Let us solve this issue on Strawberro 9, Beast, then we can both share in the misery of Galacdicator's Tangle's presence.

--Underlord Negavader

Indeed, red shirt. Perhaps there may be some protective nature to it. Take it off and drape it over its box.

Once you have doffed the jersey take me to your leader. Better yet, come here! I will press your nipple to hear that celestial voice again.

-- Beast, or you may now call me Pex (we are friends)

Never press another man's nipple.

--Underlord Negavader

Ani-won may or may not have snorted her coffee'een all over the control panel. She is wary of the Steem's synchronicity being so strong with the smell of perogies, underwear, body oil, and strawberries.

Carry on, followers of the Steem on the other side of the galaxy far, far away

Wow. Those buttcheeks most be a formidable sight to behold... swoons

I can ride a Blurrg going full tilt, hitting 100% of my targets with a two handed blaster, holding on with only my buttcheeks

  • Oh ya, Pex

I could squish him with my butt cheeks.

:D

Worked very hard on those buttcheeks... Can't find a bloody suit jacket the will sit right anymore...

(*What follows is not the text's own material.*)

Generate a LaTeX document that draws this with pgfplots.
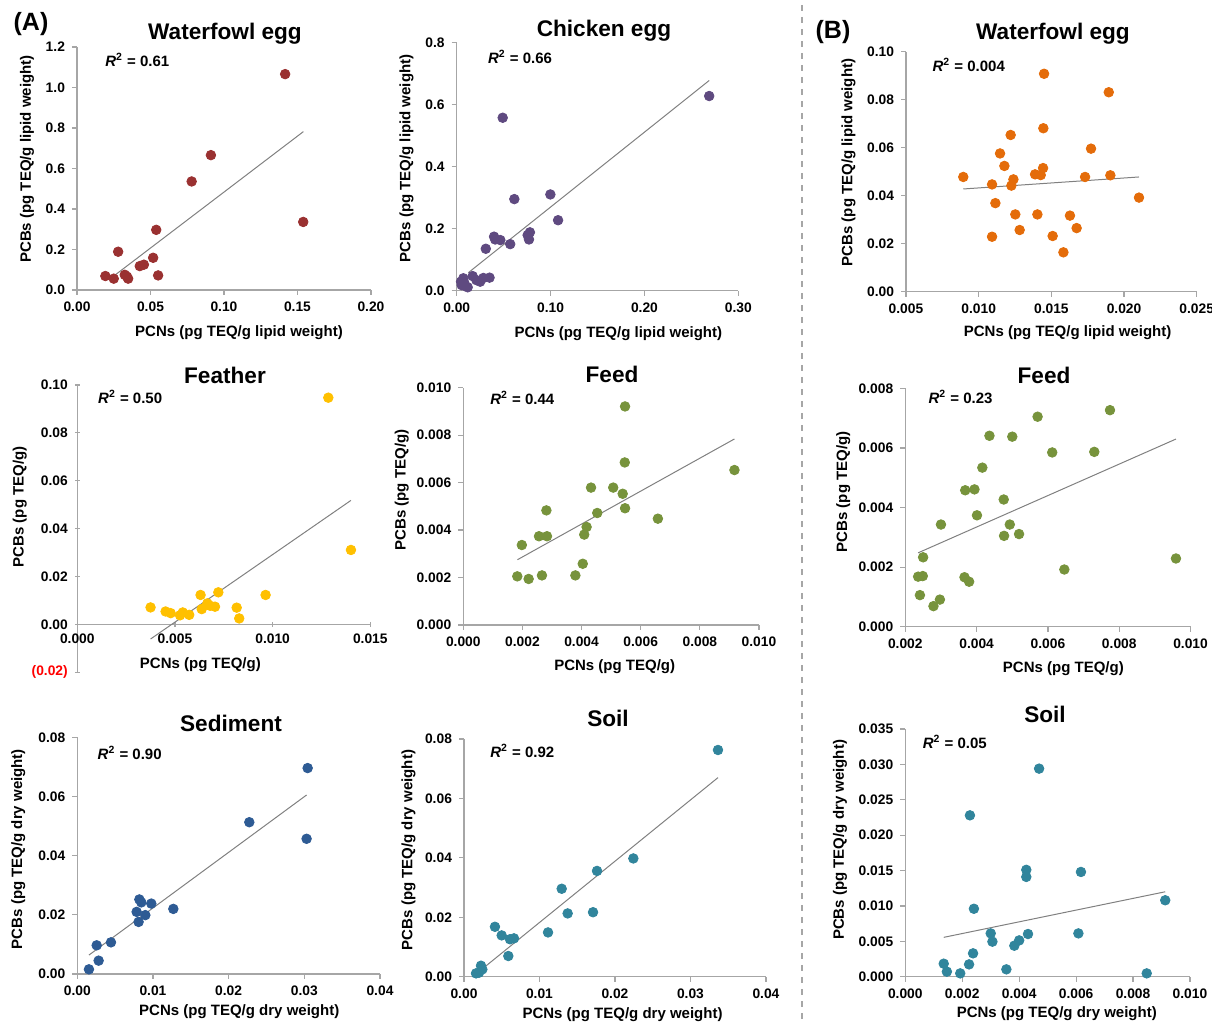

Lord have mercy. I'll probably never get any work done again, reading these installments. They're like Pringles--you can't have just one!!!

It's easy to roll following neg and tangle. Lots of tallent there... You are sooooo right. I can never put the can down after a few.

Oh my gosh XD This gets better and better!
"I could squish him with my butt cheeks." BWAHAH!!